Das Festbrennweitenokular liefert am Diascope 65 eine Vergrößerung von 23fach und zeigt dabei ein Sehfeld mit einem Durchmesser von 52 m. Das Sehfeld im Vario hat bei 23fach einen Durchmesser von 40 m auf 1000 m. Vergleicht man nun die Durchmesser von Fest-BW und Vario, errechnet man im Kopf, daß das Sehfeld im Festbrennweitenokular einen 1,3mal so großen Durchmesser hat. Schön, also 30% mehr. Vergleicht man die Sehfelder, also die sichtbare Fläche ergibt sich, daß diese 1,69mal so groß ist.
Das ist ein Gewinn von fast 70%! Und so erleben Sie das Bild auch. Der Eindruck - gerade im direkten Vergleich der Sehfelder - ist umwerfend, viel stärker, als ich(auch zuerst Augen- und danach Kopf(rechen)tier) es anhand des Durchmesservergleichs mit 30%igem Unterschied erwarten würde.
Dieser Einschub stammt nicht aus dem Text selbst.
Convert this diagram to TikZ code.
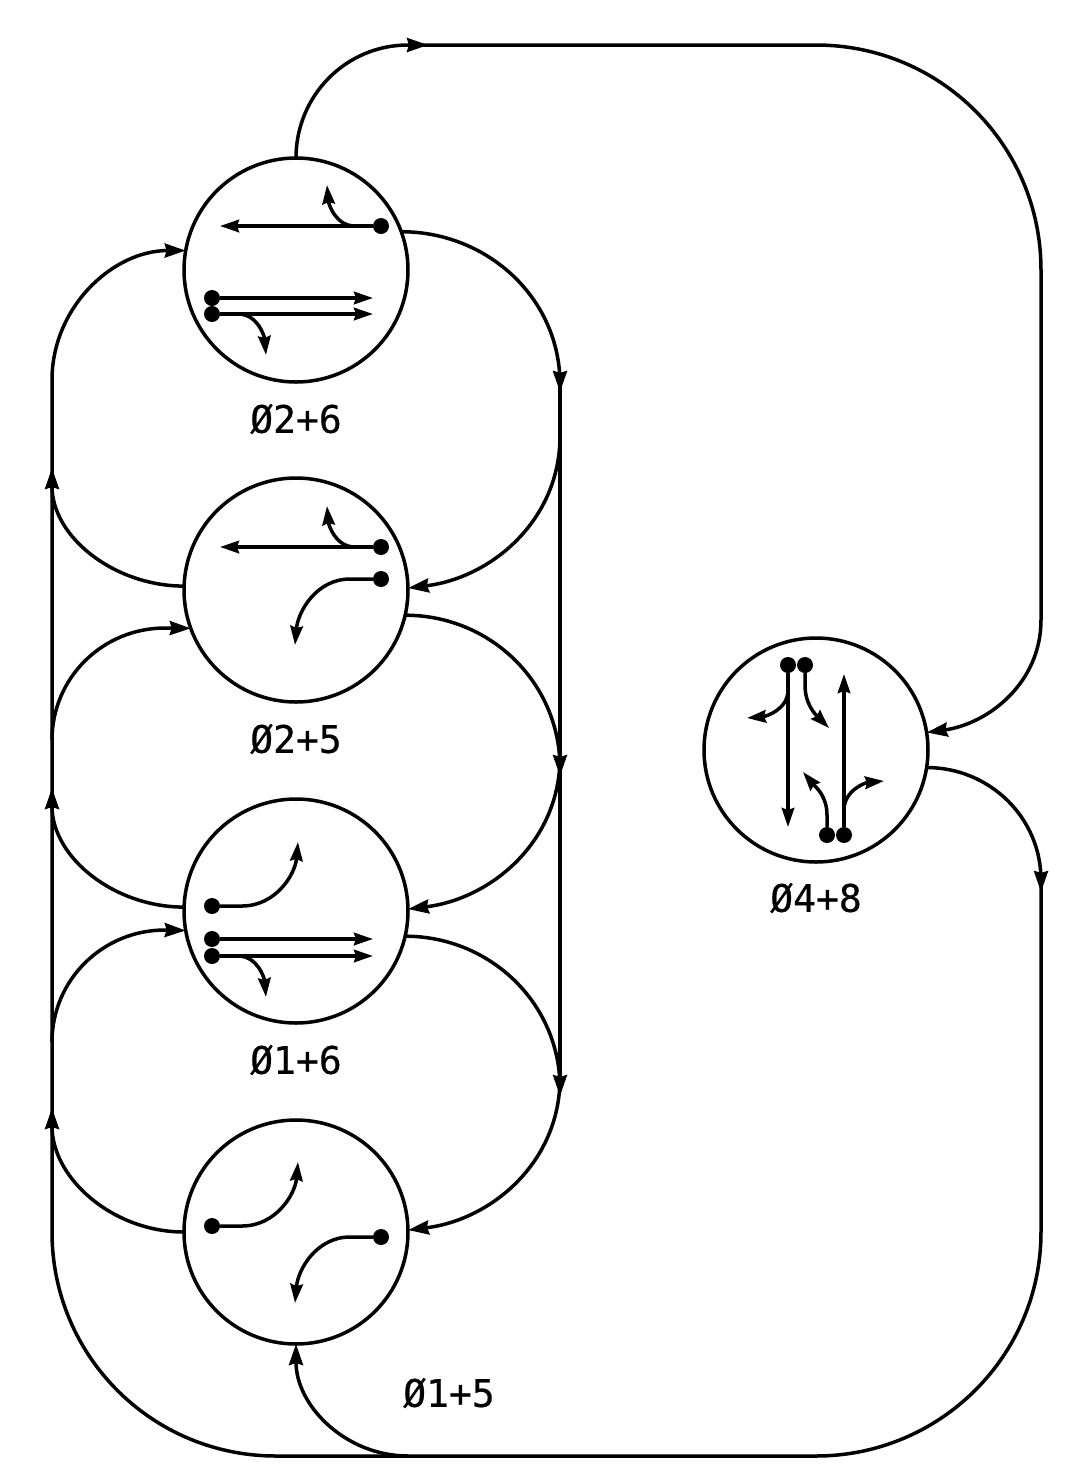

Das hat nichts damit zu tun, daß "...die Zahlenwerte derart quadratisch aufgepumpt sind...", sondern damit, daß der Sehfeld(flächen)unterschied derart quadratisch vom Durchmesser(unterschied) abhängt.
In diesem Sinne schwenke ich den Hut, blicke ins weite Rund und verabschiede mich aus diesem Stück von Ihnen, lieber MM, sowie von unserem Publikum.